Porém, por mais deslumbrantes que as sequências de ação e a direção de arte sejam, os meandros que unem estes elementos não contam com a mesma boa forma. Para começar, o primeiro ato peca pelo excesso de exposição; basta ver como o protagonista faz questão de compartilhar toda e qualquer informação com o cachorro Milu. E se por um lado é razoável abrir uma série de concessões e passar a encarar o desenrolar da trama de forma menos crítica (diferentemente do que ocorria em Gamer, em As Aventuras de Tintim é muito mais fácil aceitar que uma pessoa regurgite álcool para ser usado como combustível), é difícil engolir, por exemplo, a forma forçada como os divertidos policiais Dupond e Dupont (Pegg e Frost) são trazidos de volta para a trama no terceiro ato. Por outro lado, vale mencionar que o filme consegue acertar e divertir até mesmo quando dedica atenção a uma ação deliberadamente inútil para a evolução da trama em si, como o caso particular do momento em que Tintim deve alcançar um molho de chaves no dormitório da tripulação do Karaboudjan que, além de contar com um eficiente e bem humorado mise en scène, ajuda a moldar a personalidade do então recém apresentado capitão Haddock.

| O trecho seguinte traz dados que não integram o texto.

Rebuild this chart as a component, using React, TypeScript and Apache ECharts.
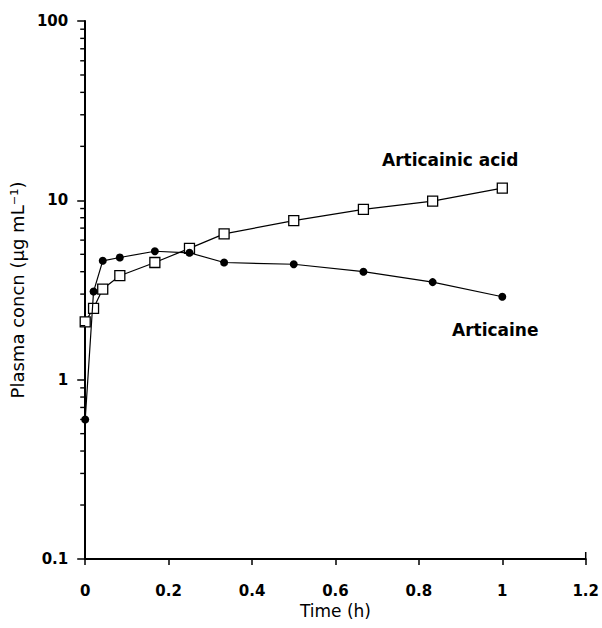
import React, { useEffect, useRef } from "react";
import * as echarts from "echarts";

const timeH = [0, 0.02, 0.042, 0.083, 0.167, 0.25, 0.333, 0.5, 0.667, 0.833, 1.0];
const articaine = [0.6, 3.1, 4.6, 4.8, 5.2, 5.1, 4.5, 4.4, 4.0, 3.5, 2.9];
const articainicAcid = [2.1, 2.5, 3.2, 3.8, 4.5, 5.4, 6.5, 7.7, 8.9, 9.9, 11.7];
const minorTickValues = [
  0.2, 0.3, 0.4, 0.5, 0.6, 0.7, 0.8, 0.9,
  2, 3, 4, 5, 6, 7, 8, 9,
  20, 30, 40, 50, 60, 70, 80, 90,
];
const xEndTick = [1.2];
const yMin = 0.1;

const FONT = "'DejaVu Sans', 'Liberation Sans', Arial, sans-serif";

export default function App() {
  const ref = useRef<HTMLDivElement>(null);
  useEffect(() => {
    if (!ref.current) return;
    const chart = echarts.init(ref.current, undefined, { renderer: "svg" });
    const pair = (ys: number[]) => timeH.map((t, i) => [t, ys[i]]);
    const labelStyle = { fontFamily: FONT, fontWeight: "bold", fontSize: 17, color: "#000" };
    chart.setOption({
      animation: false,
      backgroundColor: "#ffffff",
      title: [
        { text: "Articainic acid", left: 382, top: 151, padding: 0, textStyle: labelStyle },
        { text: "Articaine", left: 452, top: 321, padding: 0, textStyle: labelStyle },
      ],
      grid: { left: 85, right: 14, top: 21, bottom: 69, containLabel: false },
      xAxis: {
        type: "value",
        min: 0,
        max: 1.2,
        interval: 0.2,
        name: "Time (h)",
        nameLocation: "middle",
        nameGap: 38,
        nameTextStyle: { fontFamily: FONT, fontSize: 17, color: "#000" },
        axisLine: { show: true, onZero: false, lineStyle: { color: "#000", width: 2 } },
        axisTick: { show: true, inside: false, length: 6, lineStyle: { color: "#000", width: 1.5 } },
        axisLabel: { margin: 24, fontFamily: FONT, fontWeight: "bold", fontSize: 15, color: "#000" },
        splitLine: { show: false },
      },
      yAxis: {
        type: "log",
        logBase: 10,
        min: yMin,
        max: 100,
        name: "Plasma concn (μg mL⁻¹)",
        nameLocation: "middle",
        nameGap: 56,
        nameTextStyle: { fontFamily: FONT, fontSize: 18, color: "#000" },
        axisLine: { show: true, lineStyle: { color: "#000", width: 2 } },
        axisTick: { show: true, inside: false, length: 8, lineStyle: { color: "#000", width: 1.5 } },
        axisLabel: { margin: 17, fontFamily: FONT, fontWeight: "bold", fontSize: 15, color: "#000" },
        splitLine: { show: false },
        minorTick: { show: false },
      },
      series: [
        {
          type: "line",
          name: "Articainic acid",
          data: pair(articainicAcid),
          symbol: "rect",
          symbolSize: 10,
          lineStyle: { color: "#000", width: 1.2 },
          itemStyle: { color: "#fff", borderColor: "#000", borderWidth: 1.3 },
          z: 3,
        },
        {
          type: "line",
          name: "Articaine",
          data: pair(articaine),
          symbol: "circle",
          symbolSize: 8,
          lineStyle: { color: "#000", width: 1.2 },
          itemStyle: { color: "#000", borderColor: "#000", borderWidth: 0 },
          z: 4,
        },
      ],
    });

    // Minor ticks of the log axis and the upward end tick, placed through the chart's own scales.
    const tickEls: any[] = [];
    minorTickValues.forEach((v) => {
      const p = chart.convertToPixel({ gridIndex: 0 }, [0, v]) as number[];
      if (p && isFinite(p[0]) && isFinite(p[1])) {
        tickEls.push({
          type: "line",
          silent: true,
          z: 100,
          shape: { x1: p[0] - 5, y1: p[1], x2: p[0], y2: p[1] },
          style: { stroke: "#000", lineWidth: 1.4 },
        });
      }
    });
    xEndTick.forEach((x) => {
      const p = chart.convertToPixel({ gridIndex: 0 }, [x, yMin]) as number[];
      if (p && isFinite(p[0]) && isFinite(p[1])) {
        tickEls.push({
          type: "line",
          silent: true,
          z: 100,
          shape: { x1: p[0], y1: p[1] - 7, x2: p[0], y2: p[1] },
          style: { stroke: "#000", lineWidth: 1.5 },
        });
      }
    });
    chart.setOption({ graphic: { elements: tickEls } });

    return () => chart.dispose();
  }, []);
  return (
    <div
      ref={ref}
      style={{ position: "fixed", left: 0, top: 0, width: 602, height: 628, background: "#fff" }}
    />
  );
}
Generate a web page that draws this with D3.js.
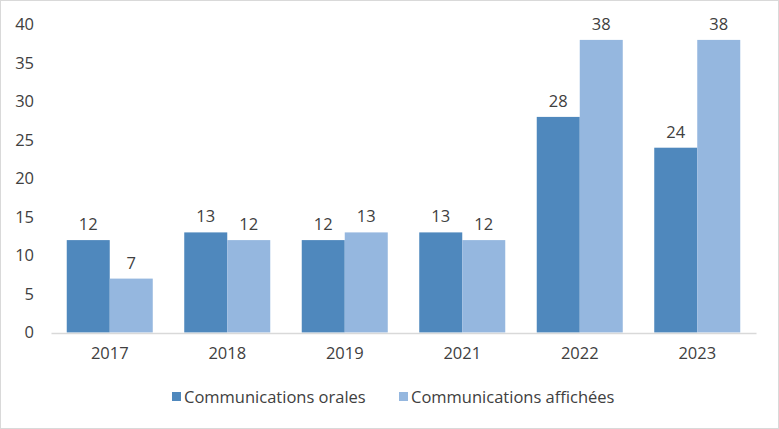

Adotando uma boa profundidade de campo na maior parte do tempo, que permite que a versão em 3D seja apreciada sem maiores incômodos, As Aventuras de Tintim é um filme envolvente e empolgante que, evitando tanto exagerar na violência quanto ignorá-la, é absolutamente recomendado para todos os públicos, de todas as idades. Agora, só nos resta a esperança de que parcerias como a de Steven Spielberg e Peter Jackson, dois apaixonados confessos pelo material com o qual trabalham e em momentos inspirados de suas carreiras, não tardem a se repetir. Se com o filme conseguimos revisitar nossas infâncias, não custa nada sonhar com essa possibilidade.